-- Start --
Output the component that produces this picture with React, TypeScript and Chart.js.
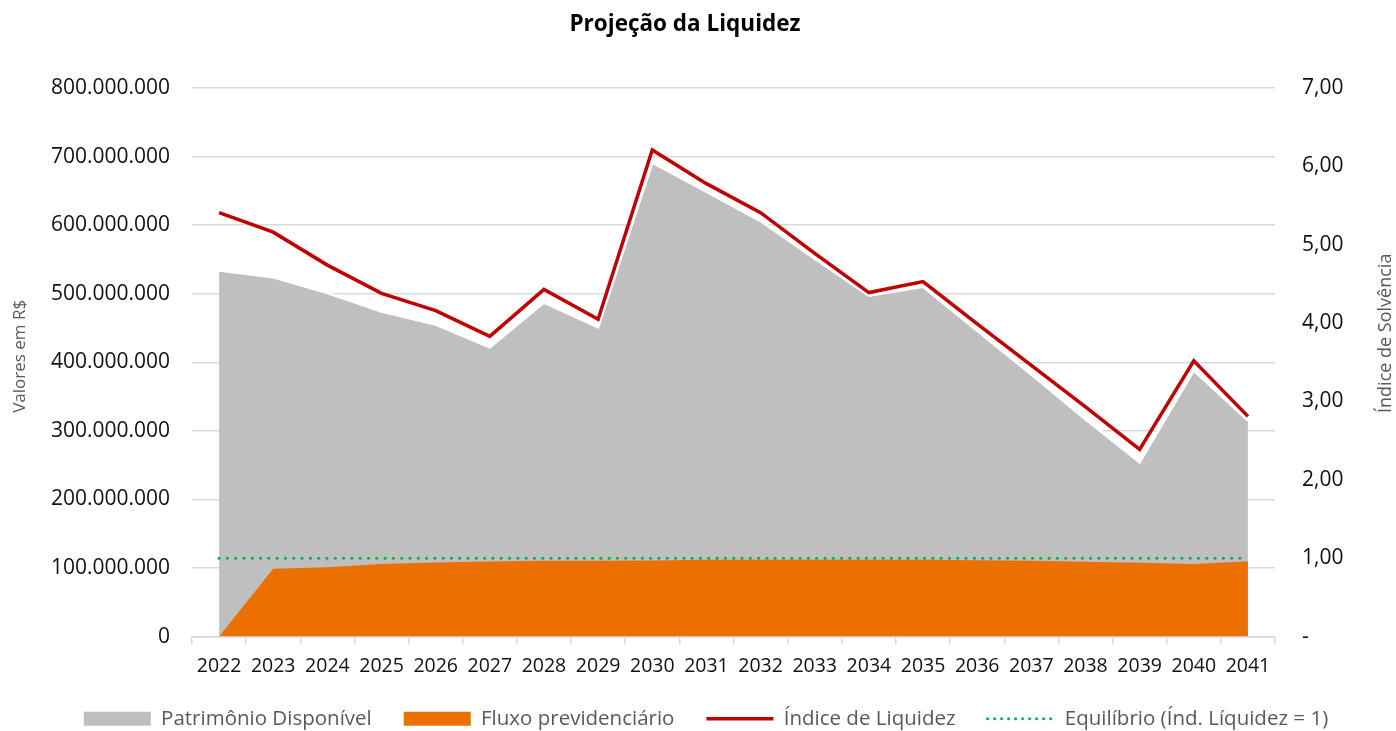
import React, { useEffect, useRef } from "react";
import { Chart, registerables } from "chart.js";

Chart.register(...registerables);

const years = ["2022","2023","2024","2025","2026","2027","2028","2029","2030","2031","2032","2033","2034","2035","2036","2037","2038","2039","2040","2041"];
const patrimonioDisponivel = [534000000, 524000000, 501000000, 474000000, 455000000, 422000000, 487000000, 451000000, 691000000, 649000000, 606000000, 551000000, 497000000, 510000000, 446000000, 382000000, 317000000, 254000000, 388000000, 315000000];
const fluxoPrevidenciario = [0, 98800000, 101000000, 106000000, 108000000, 109500000, 110500000, 110500000, 111000000, 112000000, 112000000, 112000000, 112000000, 112000000, 111500000, 110500000, 109000000, 107600000, 106000000, 110000000];
const indiceLiquidez = [5.41, 5.16, 4.74, 4.38, 4.16, 3.83, 4.43, 4.05, 6.21, 5.78, 5.41, 4.89, 4.39, 4.53, 3.99, 3.46, 2.93, 2.39, 3.52, 2.81];
const equilibrio = [1, 1, 1, 1, 1, 1, 1, 1, 1, 1, 1, 1, 1, 1, 1, 1, 1, 1, 1, 1];
const leftTicksMax = 800000000;
const rightTicksMax = 7;

const chartTitle = "Projeção da Liquidez";
const leftAxisTitle = "Valores em R$";
const rightAxisTitle = "Índice de Solvência";

const FONT = "'Open Sans', 'Noto Sans', sans-serif";

function fmtThousands(v: number): string {
  const s = Math.round(v).toString();
  return s.replace(/\B(?=(\d{3})+(?!\d))/g, ".");
}

const titlesPlugin = {
  id: "titles",
  afterDraw(chart: any) {
    const { ctx, chartArea } = chart;
    const mid = (chartArea.top + chartArea.bottom) / 2;
    ctx.save();
    ctx.fillStyle = "#000000";
    ctx.font = `bold 22.5px ${FONT}`;
    ctx.textAlign = "center";
    ctx.textBaseline = "middle";
    ctx.fillText(chartTitle, 685, 25);
    ctx.restore();

    ctx.save();
    ctx.fillStyle = "#595959";
    ctx.font = `17px ${FONT}`;
    ctx.textAlign = "center";
    ctx.textBaseline = "middle";
    ctx.translate(20, mid - 6);
    ctx.rotate(-Math.PI / 2);
    ctx.fillText(leftAxisTitle, 0, 0);
    ctx.restore();

    ctx.save();
    ctx.fillStyle = "#595959";
    ctx.font = `18px ${FONT}`;
    ctx.textAlign = "center";
    ctx.textBaseline = "middle";
    ctx.translate(1386, mid - 29);
    ctx.rotate(-Math.PI / 2);
    ctx.fillText(rightAxisTitle, 0, 0);
    ctx.restore();
  },
};

export default function App() {
  const ref = useRef<HTMLCanvasElement | null>(null);

  useEffect(() => {
    if (!ref.current) return;
    const chart = new Chart(ref.current, {
      type: "line",
      data: {
        labels: years,
        datasets: [
          {
            label: "Patrimônio Disponível",
            data: patrimonioDisponivel,
            yAxisID: "y",
            fill: "origin",
            backgroundColor: "#BFBFBF",
            borderColor: "#FFFFFF",
            borderWidth: 2.5,
            pointRadius: 0,
            tension: 0,
            order: 4,
          },
          {
            label: "Fluxo previdenciário",
            data: fluxoPrevidenciario,
            yAxisID: "y",
            fill: "origin",
            backgroundColor: "#EC7000",
            borderColor: "#EC7000",
            borderWidth: 0,
            pointRadius: 0,
            tension: 0,
            order: 3,
          },
          {
            label: "Índice de Liquidez",
            data: indiceLiquidez,
            yAxisID: "y2",
            fill: false,
            borderColor: "#C00000",
            backgroundColor: "#C00000",
            borderWidth: 3.5,
            pointRadius: 0,
            tension: 0,
            order: 1,
          },
          {
            label: "Equilíbrio (Índ. Líquidez = 1)",
            data: equilibrio,
            yAxisID: "y2",
            fill: false,
            borderColor: "#00B050",
            backgroundColor: "#00B050",
            borderWidth: 3.2,
            borderDash: [0, 8.3],
            borderCapStyle: "round",
            pointRadius: 0,
            tension: 0,
            order: 2,
          },
        ],
      },
      options: {
        responsive: false,
        animation: false,
        devicePixelRatio: 1,
        layout: { padding: { top: 88, bottom: -8, left: 16, right: 0 } },
        plugins: {
          tooltip: { enabled: false },
          title: { display: false },
          legend: {
            display: true,
            position: "bottom",
            labels: {
              usePointStyle: true,
              pointStyleWidth: 67,
              boxHeight: 14,
              padding: 32,
              color: "#595959",
              font: { family: FONT, size: 20.5 },
              sort: (a: any, b: any) => a.datasetIndex - b.datasetIndex,
              generateLabels: (chart: any) => {
                const items = Chart.defaults.plugins.legend.labels.generateLabels(chart);
                return items.map((it: any) => {
                  if (it.datasetIndex === 0) {
                    return { ...it, pointStyle: "rect", fillStyle: "#BFBFBF", strokeStyle: "#BFBFBF", lineWidth: 0, lineDash: [] };
                  }
                  if (it.datasetIndex === 1) {
                    return { ...it, pointStyle: "rect", fillStyle: "#EC7000", strokeStyle: "#EC7000", lineWidth: 0, lineDash: [] };
                  }
                  if (it.datasetIndex === 2) {
                    return { ...it, pointStyle: "line", strokeStyle: "#C00000", lineWidth: 3.5, lineDash: [] };
                  }
                  return { ...it, pointStyle: "line", strokeStyle: "#00B050", lineWidth: 3, lineDash: [0, 7], lineCap: "round" };
                });
              },
            },
          },
        },
        scales: {
          x: {
            type: "category",
            offset: true,
            grid: {
              offset: true,
              drawOnChartArea: false,
              drawTicks: true,
              tickLength: 8,
              color: "#D9D9D9",
              lineWidth: 1.5,
            },
            border: { display: true, color: "#D9D9D9", width: 1.5 },
            ticks: {
              color: "#111111",
              font: { family: FONT, size: 19.5 },
              padding: 10,
              maxRotation: 0,
              autoSkip: false,
            },
            afterFit: (scale: any) => {
              scale.height = scale.height - 11.5;
            },
          },
          y: {
            position: "left",
            min: 0,
            max: leftTicksMax,
            grid: { color: "#D9D9D9", lineWidth: 1.5, drawTicks: false },
            border: { display: false },
            ticks: {
              stepSize: 100000000,
              color: "#111111",
              font: { family: FONT, size: 21 },
              padding: 22,
              callback: (v: any) => fmtThousands(Number(v)),
            },
            afterFit: (scale: any) => {
              scale.width = 176;
            },
          },
          y2: {
            position: "right",
            min: 0,
            max: rightTicksMax,
            grid: { drawOnChartArea: false, drawTicks: false },
            border: { display: false },
            ticks: {
              stepSize: 1,
              color: "#111111",
              font: { family: FONT, size: 21 },
              padding: 27,
              callback: (v: any) => (Number(v) === 0 ? "-" : Number(v).toFixed(2).replace(".", ",")),
            },
            afterFit: (scale: any) => {
              scale.width = 121;
            },
          },
        },
      },
      plugins: [titlesPlugin],
    } as any);
    return () => chart.destroy();
  }, []);

  return (
    <div style={{ position: "fixed", left: 0, top: 0, width: 1396, height: 731, background: "#FFFFFF" }}>
      <canvas ref={ref} width={1396} height={731} style={{ width: 1396, height: 731, display: "block" }} />
    </div>
  );
}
-- End --
Exactly as written, please give again the lines from the beginning of the listing through the line containing "Chart.register(...registerables);", inclusive, without any pictures.

▶ Solution for this task
Output the component that produces this picture with React, TypeScript and Chart.js.
import React, { useEffect, useRef } from "react";
import { Chart, registerables } from "chart.js";

Chart.register(...registerables);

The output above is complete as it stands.